給与のデジタル払いについて

(秩父高原の牧草地と山並み、by T.M)

FNNプライムオンライン(9/21)

私がお伝えしたいのは「給料のデジタル払い」です。

厚生労働省の審議会は、給料を「○○ペイ」などの電子マネーで支払う「デジタル給与払い」の案をまとめ、来年度以降の実施が見込まれます。

しかし、安全性や補償などをめぐり課題もあげられています。

ポイントはこちら。「給料のデジタル払いあなたは利用する?」注目です。

現在の労働基準法では、賃金について「賃金は、通貨で、直接労働者に、その全額を支払わなければならない」となっています。賃金は「現金」で「直接」払うのが原則で、一般に行われている銀行振込などへの振込は、「例外」として認められています。

この「例外」に「デジタル払い」が加わることになりますが、厚労省の審議会では、利便性が高まる半面、資金移動業者(アプリ事業者)の健全性、安全性に不安の声も上がっていました。

厚労省は資金移動業者(アプリの事業者)からの「デジタル給与払い」は、労働者の同意が前提とし、口座残高の上限は100万円、超えた場合は指定する銀行口座などに振り込まれます。

1円から取引でき、少なくとも月1回、手数料0円で現金自動受払機(ATM)等から利用できるようにします。また、アプリの事業者が経営破綻したり、不正アクセスで損害が出た場合はアプリなどの事業者が全額補償するとしています。

今年度内に省令が改正され、来年度にも解禁が見込まれます。

なぜ給与のデジタル払いが推進されているのか? キャッシュレス社会に対応するためとか、銀行口座を持たない外国人労働者のためとかいう高邁な理由があるようです。また、「予測されるデメリット」としては、「アプリ事業者の健全性」とかが挙げられていますが、庶民とは関係のないところでの議論のような気がします。

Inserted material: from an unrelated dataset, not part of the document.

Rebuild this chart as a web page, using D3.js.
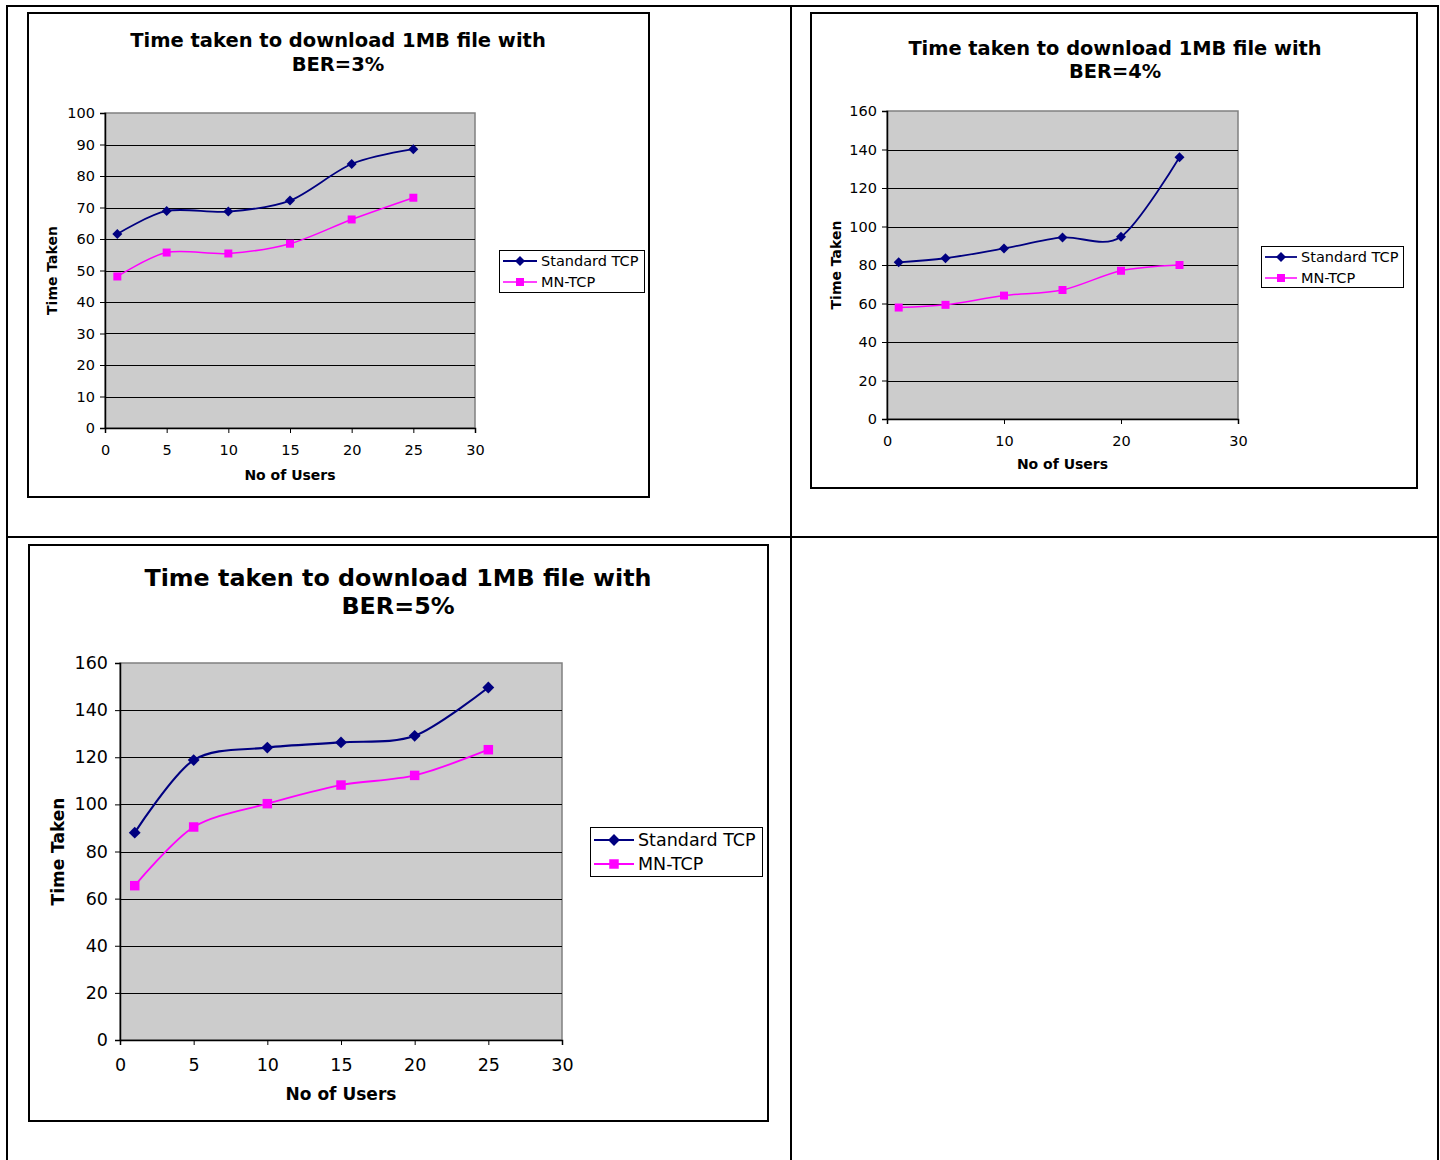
<!DOCTYPE html>
<html>
<head>
<meta charset="utf-8">
<script src="https://cdn.jsdelivr.net/npm/d3@7"></script>
<style>
  html, body { margin: 0; padding: 0; background: #fff; }
  svg { display: block; }
</style>
</head>
<body>
<svg id="page" width="1440" height="1160"></svg>
<script>
// Number of users on the x axis (shared by all three charts)
const users = [1, 5, 10, 15, 20, 25];
const seriesNames = ["Standard TCP", "MN-TCP"];

// Download time for a 1MB file, per bit error rate
const ber3Standard = [61.6, 68.9, 68.7, 72.2, 83.8, 88.5];
const ber3Mn       = [48.1, 55.7, 55.4, 58.5, 66.2, 73.1];
const ber4Standard = [81.4, 83.5, 88.6, 94.3, 94.7, 136.0];
const ber4Mn       = [57.9, 59.3, 64.1, 67.0, 77.0, 80.0];
const ber5Standard = [88.0, 118.8, 124.1, 126.3, 129.1, 149.6];
const ber5Mn       = [65.5, 90.4, 100.3, 108.2, 112.3, 123.2];

// Titles and tick labels
const titleLine1 = "Time taken to download 1MB file with";
const titleLine2 = ["BER=3%", "BER=4%", "BER=5%"];
const xAxisTitle = "No of Users";
const yAxisTitle = "Time Taken";
const xTicksFive = [0, 5, 10, 15, 20, 25, 30];
const xTicksTen  = [0, 10, 20, 30];
const yTicksHundred = [0, 10, 20, 30, 40, 50, 60, 70, 80, 90, 100];
const yTicksOneSixty = [0, 20, 40, 60, 80, 100, 120, 140, 160];

const FONT = "'DejaVu Sans', Verdana, sans-serif";
const NAVY = "#000080";
const MAGENTA = "#FF00FF";

const svg = d3.select("#page");

// Surrounding table grid
const grid = svg.append("g").attr("stroke", "#000").attr("stroke-width", 2).attr("fill", "none");
grid.append("line").attr("x1", 6).attr("x2", 1439).attr("y1", 6).attr("y2", 6);
grid.append("line").attr("x1", 7).attr("x2", 7).attr("y1", 5).attr("y2", 1160);
grid.append("line").attr("x1", 791).attr("x2", 791).attr("y1", 5).attr("y2", 1160);
grid.append("line").attr("x1", 1438).attr("x2", 1438).attr("y1", 5).attr("y2", 1160);
grid.append("line").attr("x1", 6).attr("x2", 1439).attr("y1", 537).attr("y2", 537);

// marker: square, optionally turned 45° into a diamond
function marker(sel, s, cx, cy) {
  sel.attr("transform", `translate(${cx},${cy})${s.rotate ? " rotate(45)" : ""}`)
    .attr("d", d3.symbol().type(d3.symbolSquare).size(s.size))
    .attr("fill", s.color);
}

function drawChart(cfg) {
  const g = svg.append("g");

  // chart frame
  g.append("rect")
    .attr("x", cfg.box[0]).attr("y", cfg.box[1])
    .attr("width", cfg.box[2] - cfg.box[0]).attr("height", cfg.box[3] - cfg.box[1])
    .attr("fill", "#fff").attr("stroke", "#000").attr("stroke-width", 2);

  // title
  const t = g.append("text")
    .attr("font-family", FONT).attr("font-weight", "bold")
    .attr("font-size", cfg.titleSize).attr("text-anchor", "middle").attr("fill", "#000");
  t.append("tspan").attr("x", cfg.titleX).attr("y", cfg.titleY[0]).text(titleLine1);
  t.append("tspan").attr("x", cfg.titleX).attr("y", cfg.titleY[1]).text(cfg.title2);

  const x = d3.scaleLinear().domain([0, 30]).range([cfg.plot[0], cfg.plot[2]]);
  const y = d3.scaleLinear().domain([0, cfg.yMax]).range([cfg.plot[3], cfg.plot[1]]);

  // plot area
  g.append("rect")
    .attr("x", cfg.plot[0]).attr("y", cfg.plot[1])
    .attr("width", cfg.plot[2] - cfg.plot[0]).attr("height", cfg.plot[3] - cfg.plot[1])
    .attr("fill", "#CCCCCC").attr("stroke", "#808080").attr("stroke-width", 1.5);

  // horizontal gridlines
  g.append("g").selectAll("line")
    .data(cfg.yTicks.filter(v => v > 0 && v < cfg.yMax))
    .join("line")
    .attr("x1", cfg.plot[0]).attr("x2", cfg.plot[2])
    .attr("y1", d => Math.round(y(d)) + 0.5).attr("y2", d => Math.round(y(d)) + 0.5)
    .attr("stroke", "#000").attr("stroke-width", 1);

  // axes
  const yAxis = g.append("g")
    .attr("transform", `translate(${cfg.plot[0]},0)`)
    .call(d3.axisLeft(y).tickValues(cfg.yTicks).tickSize(5).tickPadding(cfg.tickPad).tickFormat(d3.format("d")));
  const xAxis = g.append("g")
    .attr("transform", `translate(0,${cfg.plot[3]})`)
    .call(d3.axisBottom(x).tickValues(cfg.xTicks).tickSize(5).tickPadding(cfg.xTickPad).tickFormat(d3.format("d")));
  [xAxis, yAxis].forEach(a => {
    a.select(".domain").attr("stroke", "#000").attr("stroke-width", 1.5);
    a.selectAll(".tick line").attr("stroke", "#000");
    a.selectAll(".tick text").attr("font-family", FONT).attr("font-size", cfg.tickSize).attr("fill", "#000");
  });

  // axis titles
  g.append("text")
    .attr("x", (cfg.plot[0] + cfg.plot[2]) / 2).attr("y", cfg.xTitleY)
    .attr("text-anchor", "middle").attr("font-family", FONT).attr("font-weight", "bold")
    .attr("font-size", cfg.axisTitleSize).text(xAxisTitle);
  g.append("text")
    .attr("transform", `translate(${cfg.yTitleX},${(cfg.plot[1] + cfg.plot[3]) / 2}) rotate(-90)`)
    .attr("text-anchor", "middle").attr("font-family", FONT).attr("font-weight", "bold")
    .attr("font-size", cfg.axisTitleSize).text(yAxisTitle);

  // series
  const series = [
    { name: seriesNames[0], values: cfg.standard, color: NAVY, rotate: true, size: cfg.diamondSize, width: cfg.lineWidth + 0.3 },
    { name: seriesNames[1], values: cfg.mn, color: MAGENTA, rotate: false, size: cfg.squareSize, width: cfg.lineWidth }
  ];
  const line = d3.line().x(d => x(d[0])).y(d => y(d[1])).curve(d3.curveCardinal.tension(0.1));

  series.forEach(s => {
    const pts = users.map((u, i) => [u, s.values[i]]);
    g.append("path").attr("d", line(pts)).attr("fill", "none")
      .attr("stroke", s.color).attr("stroke-width", s.width);
    g.append("g").selectAll("path").data(pts).join("path")
      .each(function (d) { marker(d3.select(this), s, x(d[0]), y(d[1])); });
  });

  // legend
  const lg = g.append("g");
  lg.append("rect")
    .attr("x", cfg.legend[0] + 0.5).attr("y", cfg.legend[1] + 0.5)
    .attr("width", cfg.legend[2] - cfg.legend[0]).attr("height", cfg.legend[3] - cfg.legend[1])
    .attr("fill", "#fff").attr("stroke", "#000").attr("stroke-width", 1);
  series.forEach((s, i) => {
    const ly = cfg.legendRows[i];
    lg.append("line")
      .attr("x1", cfg.legendLine[0]).attr("x2", cfg.legendLine[1])
      .attr("y1", ly).attr("y2", ly)
      .attr("stroke", s.color).attr("stroke-width", s.width);
    marker(lg.append("path"), s, (cfg.legendLine[0] + cfg.legendLine[1]) / 2, ly);
    lg.append("text")
      .attr("x", cfg.legendLine[1] + 4).attr("y", ly).attr("dy", "0.36em")
      .attr("font-family", FONT).attr("font-size", cfg.legendSize).text(s.name);
  });
}

drawChart({
  box: [28, 13, 649, 497], plot: [105, 113, 475, 428],
  titleX: 338, titleY: [47, 71], titleSize: 19.5, title2: titleLine2[0],
  yMax: 100, yTicks: yTicksHundred, xTicks: xTicksFive,
  tickSize: 14.5, tickPad: 5, xTickPad: 12,
  xTitleY: 480, yTitleX: 57, axisTitleSize: 14,
  standard: ber3Standard, mn: ber3Mn,
  diamondSize: 50, squareSize: 64, lineWidth: 1.5,
  legend: [499, 250, 644, 292], legendRows: [261, 282], legendLine: [503, 537], legendSize: 14.5
});

drawChart({
  box: [811, 13, 1417, 488], plot: [887, 111, 1238, 419],
  titleX: 1115, titleY: [55, 78], titleSize: 19.4, title2: titleLine2[1],
  yMax: 160, yTicks: yTicksOneSixty, xTicks: xTicksTen,
  tickSize: 14.5, tickPad: 5, xTickPad: 12,
  xTitleY: 469, yTitleX: 841, axisTitleSize: 14,
  standard: ber4Standard, mn: ber4Mn,
  diamondSize: 50, squareSize: 64, lineWidth: 1.5,
  legend: [1261, 246, 1403, 287], legendRows: [257, 278], legendLine: [1265, 1297], legendSize: 14.5
});

drawChart({
  box: [29, 545, 768, 1121], plot: [120, 663, 562, 1040],
  titleX: 398, titleY: [586, 614], titleSize: 23.8, title2: titleLine2[2],
  yMax: 160, yTicks: yTicksOneSixty, xTicks: xTicksFive,
  tickSize: 17.5, tickPad: 7, xTickPad: 14,
  xTitleY: 1100, yTitleX: 64, axisTitleSize: 17,
  standard: ber5Standard, mn: ber5Mn,
  diamondSize: 70, squareSize: 90, lineWidth: 1.8,
  legend: [590, 827, 762, 876], legendRows: [840, 864], legendLine: [594, 634], legendSize: 17.5
});
</script>
</body>
</html>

なぜ、今までは「通貨」による支払いしか認めてられていなかったのでしょうか?それは、企業の「現物払い」を諫めるためでした。昔は農家等で、自分のところで取れた「野菜」を渡し、賃金の代わりとしていたところもありました。

労使共々、この「現物払い制度」を悪用しているところもありました。旦那さんの「扶養」となっている専業主婦が、扶養から外れてしまう年収となった時に、「デパートの商品券」が支払われていたのです。うまい手だと、当時は思った覚えがあります。

やっぱ、私の体験から予測すると、このデジタル払いが悪用されるのは、「残業隠し」ではないでしょうか。36協定以内の時間外労働については、残業代は「通貨・銀行振込」として、それ以上の残業代についてはプリペイドカードで支払うのです。

何か、こういう法改正があると、前向きなことより、労使関係の現場でどのように悪用されるか、まっさきに考えてしまいます。